Remember, the Law of Attraction can work for you or against you. If you objectify others by focusing on their packaging, then you will probably be objectified in return. As a man objectifying women by their appearance my friend might be attracting women who objectify him by his appearance, job, money, car, or other external packaging characteristic, and might not be capable of the kind of relationship he really wants.
In our Conscious Dating program, we specify that Requirements are almost always behavioral events in the relationship, not traits of a partner. This has been challenging for many singles that are used to making a list of what they want in their ideal partner. I like to say, "you can make a list of a hundred traits or qualities, find someone that meets all of them, and STILL be miserable."

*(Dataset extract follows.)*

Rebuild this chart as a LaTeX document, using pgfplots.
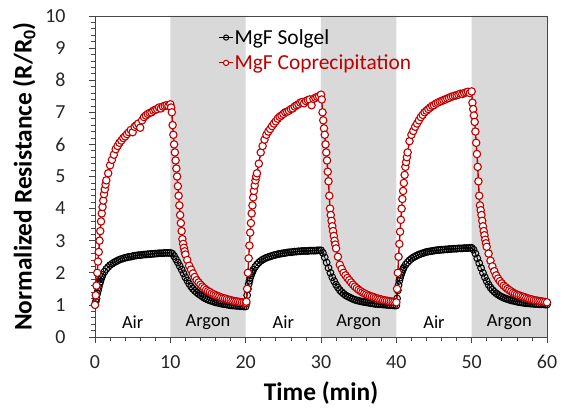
\documentclass[border=0pt]{standalone}
\usepackage{pgfplots}
\usepackage{pgfplotstable}
\pgfplotsset{compat=1.18}
\usepackage{fontspec}
\setmainfont{Carlito}
\definecolor{myred}{RGB}{192,0,0}
\definecolor{shade}{RGB}{217,217,217}
\definecolor{frame}{RGB}{70,70,70}

\pgfplotstableread{
t v
0.0 1.00
0.1 1.10
0.2 1.20
0.3 1.35
0.4 1.45
0.5 1.55
0.6 1.65
0.7 1.72
0.8 1.80
0.9 1.87
1.0 1.93
1.25 2.03
1.5 2.12
1.75 2.18
2.0 2.24
2.25 2.28
2.5 2.32
2.75 2.35
3.0 2.38
3.25 2.41
3.5 2.43
3.75 2.45
4.0 2.47
4.25 2.48
4.5 2.50
4.75 2.50
5.0 2.52
5.25 2.53
5.5 2.54
5.75 2.55
6.0 2.55
6.25 2.56
6.5 2.57
6.75 2.57
7.0 2.58
7.25 2.58
7.5 2.59
7.75 2.59
8.0 2.60
8.25 2.60
8.5 2.61
8.75 2.61
9.0 2.61
9.25 2.62
9.5 2.62
9.75 2.62
10.0 2.62
10.25 2.60
10.5 2.52
10.75 2.42
11.0 2.32
11.25 2.21
11.5 2.10
11.75 1.98
12.0 1.86
12.25 1.76
12.5 1.66
12.75 1.57
13.0 1.50
13.25 1.44
13.5 1.39
13.75 1.34
14.0 1.30
14.25 1.26
14.5 1.22
14.75 1.19
15.0 1.16
15.25 1.14
15.5 1.12
15.75 1.10
16.0 1.08
16.25 1.07
16.5 1.05
16.75 1.04
17.0 1.03
17.25 1.02
17.5 1.01
17.75 1.00
18.0 0.99
18.25 0.98
18.5 0.98
18.75 0.97
19.0 0.97
19.25 0.96
19.5 0.96
19.75 0.95
20.0 0.95
20.1 1.05
20.2 1.30
20.3 1.50
20.4 1.65
20.5 1.75
20.6 1.85
20.7 1.92
20.8 1.98
20.9 2.04
21.0 2.09
21.25 2.18
21.5 2.26
21.75 2.32
22.0 2.37
22.25 2.41
22.5 2.44
22.75 2.47
23.0 2.49
23.25 2.51
23.5 2.53
23.75 2.55
24.0 2.56
24.25 2.58
24.5 2.59
24.75 2.60
25.0 2.61
25.25 2.62
25.5 2.63
25.75 2.64
26.0 2.64
26.25 2.65
26.5 2.66
26.75 2.66
27.0 2.67
27.25 2.67
27.5 2.68
27.75 2.68
28.0 2.68
28.25 2.68
28.5 2.69
28.75 2.69
29.0 2.69
29.25 2.69
29.5 2.70
29.75 2.70
30.0 2.70
30.25 2.62
30.5 2.48
30.75 2.32
31.0 2.15
31.25 2.00
31.5 1.86
31.75 1.74
32.0 1.63
32.25 1.54
32.5 1.46
32.75 1.40
33.0 1.35
33.25 1.30
33.5 1.27
33.75 1.24
34.0 1.21
34.25 1.18
34.5 1.16
34.75 1.14
35.0 1.13
35.25 1.11
35.5 1.10
35.75 1.09
36.0 1.08
36.25 1.07
36.5 1.06
36.75 1.05
37.0 1.04
37.25 1.03
37.5 1.03
37.75 1.02
38.0 1.02
38.25 1.01
38.5 1.01
38.75 1.00
39.0 1.00
39.25 0.99
39.5 0.99
39.75 0.98
40.0 0.98
40.1 1.20
40.2 1.45
40.3 1.62
40.4 1.75
40.5 1.85
40.6 1.93
40.7 2.00
40.8 2.06
40.9 2.12
41.0 2.17
41.25 2.26
41.5 2.33
41.75 2.39
42.0 2.44
42.25 2.48
42.5 2.51
42.75 2.54
43.0 2.57
43.25 2.59
43.5 2.61
43.75 2.63
44.0 2.65
44.25 2.66
44.5 2.67
44.75 2.68
45.0 2.69
45.25 2.70
45.5 2.71
45.75 2.71
46.0 2.72
46.25 2.72
46.5 2.73
46.75 2.73
47.0 2.74
47.25 2.74
47.5 2.75
47.75 2.75
48.0 2.75
48.25 2.76
48.5 2.76
48.75 2.76
49.0 2.77
49.25 2.77
49.5 2.77
49.75 2.78
50.0 2.78
50.25 2.72
50.5 2.60
50.75 2.45
51.0 2.30
51.25 2.15
51.5 2.00
51.75 1.86
52.0 1.74
52.25 1.63
52.5 1.54
52.75 1.47
53.0 1.41
53.25 1.36
53.5 1.32
53.75 1.28
54.0 1.25
54.25 1.22
54.5 1.20
54.75 1.18
55.0 1.16
55.25 1.14
55.5 1.13
55.75 1.12
56.0 1.10
56.25 1.09
56.5 1.08
56.75 1.07
57.0 1.06
57.25 1.05
57.5 1.05
57.75 1.04
58.0 1.04
58.25 1.03
58.5 1.03
58.75 1.03
59.0 1.02
59.25 1.02
59.5 1.02
59.75 1.01
60.0 1.01
}\solgel

\pgfplotstableread{
t v
0.0 1.00
0.1 1.30
0.2 1.60
0.3 2.00
0.4 2.35
0.5 2.65
0.6 3.00
0.7 3.30
0.8 3.60
0.9 3.85
1.0 4.05
1.1 4.25
1.2 4.45
1.3 4.60
1.4 4.75
1.5 4.88
1.75 5.10
2.0 5.35
2.25 5.52
2.5 5.68
2.75 5.85
3.0 5.95
3.25 6.05
3.5 6.12
3.75 6.20
4.0 6.25
4.25 6.32
4.5 6.38
4.75 6.45
5.0 6.38
5.25 6.55
5.5 6.60
5.75 6.65
6.0 6.52
6.25 6.75
6.5 6.85
6.75 6.90
7.0 6.95
7.25 6.98
7.5 7.00
7.75 7.05
8.0 7.08
8.25 7.10
8.5 7.15
8.75 7.12
9.0 7.18
9.25 7.20
9.5 7.22
9.75 7.20
10.0 7.25
10.1 7.15
10.2 7.00
10.3 6.60
10.4 6.30
10.5 6.00
10.6 5.75
10.7 5.50
10.8 5.25
10.9 5.00
11.0 4.70
11.1 4.40
11.2 4.10
11.3 3.80
11.4 3.55
11.5 3.30
11.6 3.05
11.7 2.90
11.8 2.78
11.9 2.67
12.0 2.57
12.25 2.40
12.5 2.22
12.75 2.10
13.0 1.98
13.25 1.87
13.5 1.77
13.75 1.70
14.0 1.63
14.25 1.57
14.5 1.52
14.75 1.47
15.0 1.43
15.25 1.40
15.5 1.36
15.75 1.33
16.0 1.30
16.25 1.28
16.5 1.26
16.75 1.23
17.0 1.21
17.25 1.20
17.5 1.18
17.75 1.16
18.0 1.15
18.25 1.13
18.5 1.12
18.75 1.11
19.0 1.10
19.25 1.09
19.5 1.08
19.75 1.07
20.0 1.06
20.1 1.10
20.2 1.50
20.3 2.00
20.4 2.45
20.5 2.85
20.6 3.25
20.7 3.55
20.8 3.85
20.9 4.10
21.0 4.35
21.1 4.55
21.2 4.72
21.3 4.88
21.4 5.00
21.5 5.10
21.75 5.40
22.0 5.75
22.25 5.95
22.5 6.15
22.75 6.30
23.0 6.40
23.25 6.48
23.5 6.57
23.75 6.65
24.0 6.72
24.25 6.80
24.5 6.86
24.75 6.90
25.0 6.95
25.25 7.00
25.5 7.02
25.75 7.05
26.0 7.10
26.25 7.12
26.5 7.18
26.75 7.22
27.0 7.25
27.25 7.30
27.5 7.32
27.75 7.28
28.0 7.35
28.25 7.38
28.5 7.40
28.75 7.22
29.0 7.42
29.25 7.45
29.5 7.48
29.75 7.50
30.0 7.55
30.1 7.40
30.2 7.00
30.3 6.75
30.4 6.50
30.5 6.30
30.6 6.00
30.7 5.75
30.8 5.50
30.9 5.15
31.0 4.85
31.1 4.40
31.2 4.00
31.3 3.80
31.4 3.62
31.5 3.45
31.6 3.30
31.7 3.15
31.8 3.00
31.9 2.88
32.0 2.76
32.25 2.50
32.5 2.25
32.75 2.12
33.0 2.00
33.25 1.92
33.5 1.84
33.75 1.77
34.0 1.70
34.25 1.63
34.5 1.57
34.75 1.52
35.0 1.47
35.25 1.43
35.5 1.39
35.75 1.36
36.0 1.33
36.25 1.30
36.5 1.28
36.75 1.26
37.0 1.24
37.25 1.22
37.5 1.20
37.75 1.18
38.0 1.17
38.25 1.15
38.5 1.14
38.75 1.13
39.0 1.12
39.25 1.11
39.5 1.10
39.75 1.09
40.0 1.08
40.1 1.50
40.2 2.00
40.3 2.50
40.4 2.90
40.5 3.28
40.6 3.65
40.7 4.00
40.8 4.30
40.9 4.55
41.0 4.80
41.1 5.05
41.2 5.30
41.3 5.45
41.4 5.60
41.5 5.75
41.75 6.10
42.0 6.30
42.25 6.42
42.5 6.55
42.75 6.65
43.0 6.75
43.25 6.85
43.5 6.92
43.75 7.00
44.0 7.05
44.25 7.10
44.5 7.15
44.75 7.20
45.0 7.22
45.25 7.27
45.5 7.30
45.75 7.33
46.0 7.35
46.25 7.38
46.5 7.40
46.75 7.43
47.0 7.45
47.25 7.48
47.5 7.50
47.75 7.52
48.0 7.53
48.25 7.55
48.5 7.58
48.75 7.57
49.0 7.60
49.25 7.62
49.5 7.64
49.75 7.60
50.0 7.65
50.1 7.30
50.2 7.10
50.3 6.90
50.4 6.70
50.5 6.40
50.6 6.05
50.7 5.70
50.8 5.30
50.9 4.85
51.0 4.40
51.1 4.10
51.2 3.95
51.3 3.80
51.4 3.62
51.5 3.45
51.6 3.30
51.7 3.17
51.8 3.03
51.9 2.92
52.0 2.81
52.25 2.60
52.5 2.38
52.75 2.20
53.0 2.05
53.25 1.92
53.5 1.82
53.75 1.74
54.0 1.67
54.25 1.60
54.5 1.55
54.75 1.50
55.0 1.46
55.25 1.42
55.5 1.38
55.75 1.35
56.0 1.32
56.25 1.30
56.5 1.28
56.75 1.26
57.0 1.24
57.25 1.22
57.5 1.20
57.75 1.18
58.0 1.17
58.25 1.15
58.5 1.14
58.75 1.13
59.0 1.12
59.25 1.11
59.5 1.10
59.75 1.09
60.0 1.08
}\copre

\begin{document}
\begin{tikzpicture}
\useasboundingbox (-95bp,-73bp) rectangle (471bp,337bp);
\begin{axis}[
  at={(0,0)}, anchor=south west,
  scale only axis, width=452bp, height=321bp,
  xmin=0, xmax=60, ymin=0, ymax=10,
  xtick={0,10,...,60}, ytick={0,1,...,10},
  minor x tick num=4, minor y tick num=4,
  axis line style={frame, line width=0.9pt},
  every tick/.style={frame, line width=0.7pt},
  xtick pos=bottom, ytick pos=left,
  tick align=outside,
  major tick length=6bp, minor tick length=4bp,
  /pgf/number format/assume math mode=true,
  tick label style={font=\fontsize{20}{24}\selectfont, text=black!85},
  xticklabel style={yshift=-9bp},
  yticklabel style={xshift=-20bp},
  xlabel={\textbf{Time (min)}},
  ylabel={\textbf{Normalized Resistance (R/R\textsubscript{0})}},
  label style={font=\fontsize{25.5}{30}\selectfont, text=black},
  xlabel style={yshift=-6bp},
  ylabel style={yshift=3bp},
  axis on top,
  clip=false,
  legend style={at={(axis description cs:0.273,0.962)}, anchor=north west,
    draw=none, fill=none, font=\fontsize{21.5}{25}\selectfont,
    row sep=7bp, inner sep=0pt, nodes={inner sep=1bp}},
  legend cell align=left,
  legend image code/.code={
    \draw[#1, mark=none, line width=1pt] (0bp,0bp) -- (14bp,0bp);
    \draw[#1, only marks, mark size=2.6bp] plot coordinates {(7bp,0bp)};
  },
]
\addplot[fill=shade, draw=none, forget plot] coordinates {(10,0) (10,10) (20,10) (20,0) (10,0)};
\addplot[fill=shade, draw=none, forget plot] coordinates {(30,0) (30,10) (40,10) (40,0) (30,0)};
\addplot[fill=shade, draw=none, forget plot] coordinates {(50,0) (50,10) (60,10) (60,0) (50,0)};

\addplot[black, line width=0.8pt, mark=o, mark size=3.4bp,
  mark options={fill=white, line width=1pt}] table[x=t,y=v] {\solgel};
\addlegendentry{MgF Solgel}
\addplot[myred, line width=1.4pt, mark=*, mark size=3.7bp,
  mark options={fill=white, draw=myred, line width=1.1pt}] table[x=t,y=v] {\copre};
\addlegendentry{\textcolor{myred}{MgF Coprecipitation}}

\node[font=\fontsize{18.5}{22}\selectfont] at (axis cs:5,0.45) {Air};
\node[font=\fontsize{18.5}{22}\selectfont] at (axis cs:15,0.45) {Argon};
\node[font=\fontsize{18.5}{22}\selectfont] at (axis cs:25,0.45) {Air};
\node[font=\fontsize{18.5}{22}\selectfont] at (axis cs:35,0.45) {Argon};
\node[font=\fontsize{18.5}{22}\selectfont] at (axis cs:45,0.45) {Air};
\node[font=\fontsize{18.5}{22}\selectfont] at (axis cs:55,0.45) {Argon};
\end{axis}
\end{tikzpicture}
\end{document}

We help singles refine their list and translate their requirements from traits of a partner into behavioral relationship events by asking "What does _____ mean to you?" and "What must happen in your relationship to be _____?" Any personal trait or characteristic can be transformed into a behavioral relationship event, such as "Good listener" into "Good communication" or "Deep listening to each other." The more specific and bottom-line- the better. Most requirements go both ways and involve both partners, such as "good communication" and "addiction-free."
Balance is the key. RCI coach Mike McCartney said "JUST the outside without the inside won't work. JUST the inside without the outside won't work for the vast majority," and I agree. It is natural to have some requirements related to packaging, such as race, height, age, and even body type or weight, but I prefer to de-emphasize focusing on packaging that doesn't have much to do with a quality relationship, and emphasize what is required to have the life and relationship you want.
In practice, very few external characteristics pass the requirements test- "If you were totally in love and really wanted this relationship to work, would you break it off because of _____?"
The 2001 movie "Shallow Hal" has a great example of this. Jack Black as Hal, a single guy obsessed with external packaging, was hypnotized to see only the person inside and pursued Gwyneth Paltrow's illusionary slim character. Then, when the hypnotic spell broke and he saw her actual obesity, he decided that her weight didn't interfere with his love and desire for her.
My friend held steadfastly to his weight requirement, fearing that if he let go of it, he would end up with someone he was not physically attracted to. I tried to reassure him that with the Law of Attraction "like attracts like," and if he let go of focusing on weight he might be opening the door for his soul mate- a wonderful woman who is attracted to him, to whom he too will be attracted.
At the end of the evening, my friend still seemed skeptical, but he said I gave him a lot to think about. I hope he can let go and give the Law of Attraction a chance to work for him- at this point he has nothing to lose!
PACKAGING TRAP: Focusing on outside packaging, such as someone's body, looks, job, wealth, material possessions, etc, overlooking the reality of the person inside. Opposite of the Marketing Trap; instead of seeking to sell yourself with attractive packaging, you focus on the packaging of others.
SOLUTION: Define your requirements for the life and relationship you really want and seek to balance your attraction to the packaging by paying attention to the reality of the person inside.